I want to continue to drive to my local supermarket or natural foods store and buy whatever I desire to eat. And I want to buy as much as I can from organic, sustainable sources.  Of course, if everybody ate from sustainable sources –– where cows need a hundred acres of sparse grassland and up to 2,200 gallons of water per pound of meat to get ready to be consumed by humans – that method of farming would pretty quickly become unsustainable.  No, you have to be relatively privileged to be an environmental foodie. And speaking of food, I nominate for “Hypocrite of the Year” a new “natural foods” store in Grand Junction, Colo., that sells low carbon-footprint, vacuum-sealed, organic beef -- from Peru. Aaarrrggghhh!

I know of environmental conferences held in Palm Springs – average annual rainfall of 5 inches – a city that, according to National Public Radio, boasts 57 desert golf courses. Fifty-seven! Each one consumes about 1 million gallons of water each day. I wonder when those enviros fly in and confer, if they talk about water conservation. Or the carbon footprint of their air travel.

I wonder about the folks who moved to up-scale Bend, Ore., for its natural, mountain beauty. And then harassed and fined their neighbor, Susan Taylor, for hanging her clothes to dry rather than burning fossil fuels. Or the folks who move to Aspen to enjoy its natural splendor, and then flick a coal-burning switch to melt snow from their extended driveways.

My conservative friend is probably the most honest person among us. Me? I’m a hypocrite. But I am not without hope. We all need to look within. Look at our own actions – at what we do, not what we say. “Well done” is a much higher compliment than “Well said.”

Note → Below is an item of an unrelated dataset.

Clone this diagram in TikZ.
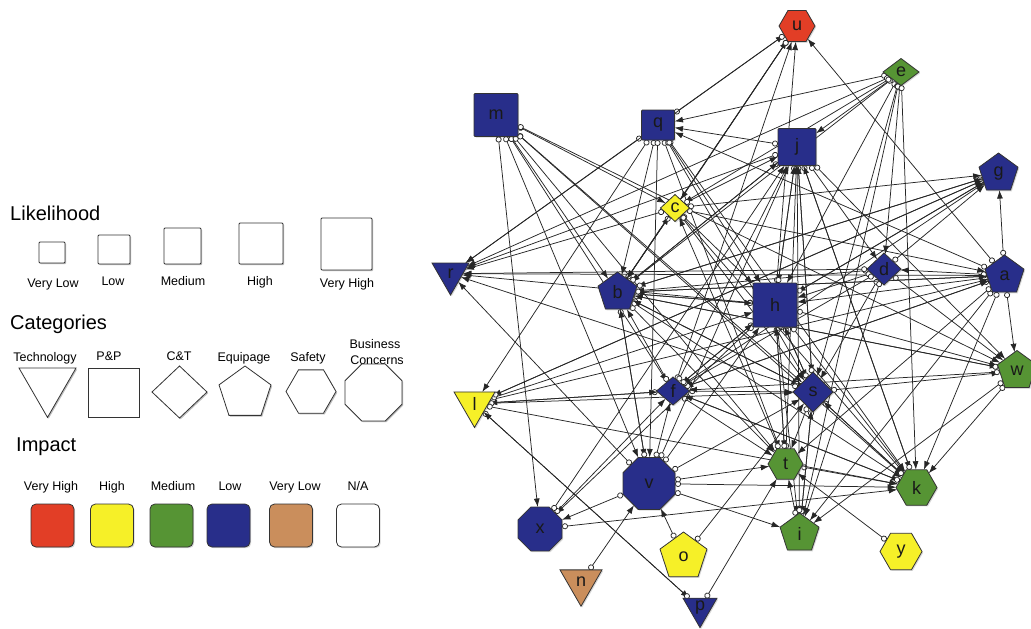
\documentclass[tikz,border=0pt]{standalone}
\usepackage{fontspec}
\setmainfont{Liberation Sans}
\usetikzlibrary{shapes.geometric,arrows.meta,shadows,backgrounds}
\definecolor{cRed}{RGB}{226,62,38}
\definecolor{cYel}{RGB}{246,240,40}
\definecolor{cGrn}{RGB}{86,148,52}
\definecolor{cBlu}{RGB}{40,46,138}
\definecolor{cTan}{RGB}{202,142,92}
\begin{document}
\begin{tikzpicture}[x=1pt,y=-1pt,
  shd/.style={drop shadow={shadow xshift=1.2pt,shadow yshift=-1.2pt,opacity=0.3}},
  gnode/.style={draw=black!80,line width=0.8pt,inner sep=0pt,outer sep=0pt,shd},
  sq/.style={gnode,rectangle,rounded corners=1pt},
  poly/.style={gnode,regular polygon,regular polygon sides=#1},
  tri/.style={gnode,regular polygon,regular polygon sides=3,shape border rotate=180},
  dia/.style={gnode,diamond},
  lab/.style={label={[font=\fontsize{18}{20}\selectfont,text=black!90,inner sep=0pt]center:#1}},
  head/.style={font=\fontsize{20}{24}\selectfont,anchor=base west,inner sep=0pt},
  small/.style={font=\fontsize{12.5}{14}\selectfont,anchor=base,inner sep=0pt},
  leg/.style={gnode,fill=white,line width=0.9pt},
  imp/.style={gnode,rectangle,rounded corners=5pt,minimum width=43pt,minimum height=43pt},
  edge/.style={draw=black!85,line width=0.75pt,arrows={Circle[length=6pt,fill=white]-Latex[length=8.5pt,width=6pt]}}
]
\useasboundingbox (0,0) rectangle (1031,629);

% ---------------- legend ----------------
\node[head] (hLik) at (10,220) {Likelihood};
\node[leg,sq,minimum width=26pt,minimum height=21pt] (L1) at (52,252.5) {};
\node[leg,sq,minimum width=32pt,minimum height=29pt] (L2) at (114,249.5) {};
\node[leg,sq,minimum width=37pt,minimum height=36pt] (L3) at (182.5,246) {};
\node[leg,sq,minimum width=44pt,minimum height=41pt] (L4) at (261,243.5) {};
\node[leg,sq,minimum width=51pt,minimum height=52pt] (L5) at (346.5,244) {};
\node[small] (tL1) at (53,287) {Very Low};
\node[small] (tL2) at (113,285.5) {Low};
\node[small] (tL3) at (183,285.5) {Medium};
\node[small] (tL4) at (260,285.5) {High};
\node[small] (tL5) at (347,287) {Very High};

\node[head] (hCat) at (10,329) {Categories};
\node[small] (tC1) at (45,361.5) {Technology};
\node[small] (tC2) at (109,360.5) {P\&P};
\node[small] (tC3) at (179,360.5) {C\&T};
\node[small] (tC4) at (244,361.5) {Equipage};
\node[small] (tC5) at (308,361.5) {Safety};
\node[small] (tC6) at (375,348.5) {Business};
\node[small] (tC7) at (377,364) {Concerns};
\node[leg,tri,minimum size=65.8pt] (C1) at (47.5,384.5) {};
\node[leg,rectangle,minimum width=51pt,minimum height=49pt] (C2) at (113.5,392.5) {};
\node[leg,dia,minimum width=55pt,minimum height=52pt] (C3) at (179.5,392) {};
\node[leg,poly=5,minimum size=54.6pt] (C4) at (245,393.3) {};
\node[leg,poly=6,minimum size=50pt] (C5) at (311,391.5) {};
\node[leg,poly=8,minimum size=61.7pt] (C6) at (373.5,392.5) {};

\node[head] (hImp) at (16,451.5) {Impact};
\node[small] (tI1) at (51,490) {Very High};
\node[small] (tI2) at (112,490) {High};
\node[small] (tI3) at (173,490) {Medium};
\node[small] (tI4) at (230,490) {Low};
\node[small] (tI5) at (295,490) {Very Low};
\node[small] (tI6) at (358,490) {N/A};
\node[imp,fill=cRed] (I1) at (52.5,525.5) {};
\node[imp,fill=cYel] (I2) at (112,525.5) {};
\node[imp,fill=cGrn] (I3) at (171.5,525.5) {};
\node[imp,fill=cBlu] (I4) at (228.5,525.5) {};
\node[imp,fill=cTan] (I5) at (291,525.5) {};
\node[imp,fill=white] (I6) at (358,525.5) {};

% ---------------- graph nodes ----------------
\node[poly=6,fill=cRed,minimum size=36pt,lab=u] (Nu) at (797,26) {};
\node[dia,fill=cGrn,minimum width=36pt,minimum height=27pt,lab=e] (Ne) at (901,72) {};
\node[sq,fill=cBlu,minimum width=44pt,minimum height=43pt,lab=m] (Nm) at (496,115) {};
\node[sq,fill=cBlu,minimum width=33pt,minimum height=30pt,lab=q] (Nq) at (658,125) {};
\node[sq,fill=cBlu,minimum width=38pt,minimum height=37pt,lab=j] (Nj) at (797,147) {};
\node[dia,fill=cYel,minimum width=29pt,minimum height=27pt,lab=c] (Nc) at (675,208) {};
\node[poly=5,fill=cBlu,minimum size=41pt,lab=g] (Ng) at (998.5,173.5) {};
\node[tri,fill=cBlu,minimum size=42.7pt,lab=r] (Nr) at (450.5,273.7) {};
\node[poly=5,fill=cBlu,minimum size=41pt,lab=b] (Nb) at (617.5,292.5) {};
\node[dia,fill=cBlu,minimum width=34pt,minimum height=32pt,lab=d] (Nd) at (884,269) {};
\node[poly=5,fill=cBlu,minimum size=41pt,lab=a] (Na) at (1004.5,275.5) {};
\node[sq,fill=cBlu,minimum width=44pt,minimum height=44pt,lab=h] (Nh) at (775,305) {};
\node[poly=5,fill=cGrn,minimum size=41pt,lab=w] (Nw) at (1017,371) {};
\node[dia,fill=cBlu,minimum width=33pt,minimum height=28pt,lab=f] (Nf) at (673,391) {};
\node[dia,fill=cBlu,minimum width=40pt,minimum height=40pt,lab=s] (Ns) at (813,392) {};
\node[tri,fill=cYel,minimum size=47.3pt,lab=l] (Nl) at (474.5,403.8) {};
\node[poly=6,fill=cGrn,minimum size=35pt,lab=t] (Nt) at (785.5,464) {};
\node[poly=6,fill=cGrn,minimum size=41pt,lab=k] (Nk) at (916.5,487.5) {};
\node[poly=8,fill=cBlu,minimum size=56.3pt,lab=v] (Nv) at (649,483.5) {};
\node[poly=8,fill=cBlu,minimum size=47.6pt,lab=x] (Nx) at (540,529) {};
\node[poly=5,fill=cGrn,minimum size=41pt,lab=i] (Ni) at (799.5,533.5) {};
\node[poly=5,fill=cYel,minimum size=49.4pt,lab=o] (No) at (683.5,556.7) {};
\node[poly=6,fill=cYel,minimum size=42pt,lab=y] (Ny) at (901,551.5) {};
\node[tri,fill=cTan,minimum size=48.5pt,lab=n] (Nn) at (581,582) {};
\node[tri,fill=cBlu,minimum size=39.3pt,lab=p] (Np) at (700,608) {};

% ---------------- connectors ----------------
\begin{pgfonlayer}{background}
\foreach \s/\t in {
 m/x, m/v, m/b, m/f, m/t, m/c, m/s, m/w, m/k,
 q/r, q/l, q/b, q/v, q/t, q/s, q/u, q/k, q/h,
 j/r, j/h, j/b, j/s, j/d, j/k, j/w, j/q,
 e/q, e/j, e/h, e/b, e/r, e/d, e/s, e/i, e/k, e/c,
 a/g, a/w, a/k, a/i, a/u, a/b, a/h, a/r, a/f, a/d, a/t, a/q,
 d/g, d/b, d/h, d/s, d/w, d/i, d/f, d/r,
 g/h, g/b, g/l,
 h/r, h/b, h/s, h/t, h/k, h/w, h/g, h/f, h/u, h/x, h/i, h/j,
 b/h, b/u, b/c, b/s, b/t, b/k, b/w, b/a, b/v, b/j, b/g,
 c/r, c/b, c/h, c/s, c/k, c/a, c/g, c/j,
 f/s, f/b, f/l, f/u, f/j, f/a, f/g, f/k, f/t, f/h,
 s/t, s/i, s/b, s/h, s/j, s/w, s/r, s/k,
 t/j, t/h, t/c, t/k,
 k/s, k/j, k/f,
 w/k, w/i, w/b, w/f,
 v/x, v/k, v/i, v/t, v/s, v/h, v/j, v/f, v/b, v/r,
 x/f, x/k, x/j,
 l/f, l/a, l/s, l/h, l/p, l/k, l/g,
 n/v, o/v, o/s, y/t, p/l, p/t,
 i/s, i/t, i/j,
 u/r, u/b, u/c}
  \draw[edge] (N\s) -- (N\t);
\end{pgfonlayer}
\end{tikzpicture}
\end{document}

Wayne Hare is a contributor to Writers on the Range, a service of High Country News (hcn.org) in Paonia, Colorado. He is a grouchy hypocrite who writes this from the San Juan Mountains -- which he drove to.

The Taylors
The Taylors Subscriber
Feb 11, 2014 07:31 PM
I agree with wayne, we can't totally eliminate being a hypocrite. but we can sure reduce our impact. we've never utilized a powered clothes dryer in 39 yrs of marriage, a no brainer-we live in sunny Arizona. we wouldn't play golf in Arizona at gun point, for all the water they guzzle. we eat leftovers, and when the leftovers are leftover that's why we have canines! I'm typing this rant in the "computer room" which is in the "laundry room" which is also the "freezer room" in our 1400 sq ft "hacienda". no heater used in the winter, that's what blankets are for. everyday feels like we're "camping out"! no night light on to thwart burglars, burning more energy from the grid, that's what we have canines for, and both of them are good "3 meter dogs"! we may not have a perfect low impact, but we think about what we do and what we require like wayne!
Mike Clarke
Mike Clarke
Feb 14, 2014 03:40 PM
To me, calling someone who conserves energy a hypocrite because they use energy, is like calling someone a dental hygiene hypocrite because they both brush their teeth multiple times a day and eat food.
Jennifer's Mobile MacAdam
Jennifer's Mobile MacAdam
Feb 15, 2014 08:55 AM
I'm a plant physiologist and I study pastures for cattle production. Here's an addition to your list: most of the water cows drink is returned to pastures or crop land, where the nutrients fertilize and irrigate plants and support their growth. However, one corn plant transpires away about 13 gallons of water and produces just one ear of grain corn. Maybe you should eat those great animal proteins & skip the grains.
Jerry Nolan
Jerry Nolan Subscriber
Feb 17, 2014 08:04 AM
Where you choose to live is one of the biggest conservation choices. Stewart Brand, one of the original environmentalists whose wisdom as an elder should be respected, makes a convincing argument about the choices we face today to save our environment in his book, Whole Earth Discipline: Why Dense Cities, Nuclear Power, Transgenic Crops, Restored Wildlands, and Geoengineering Are Necessary.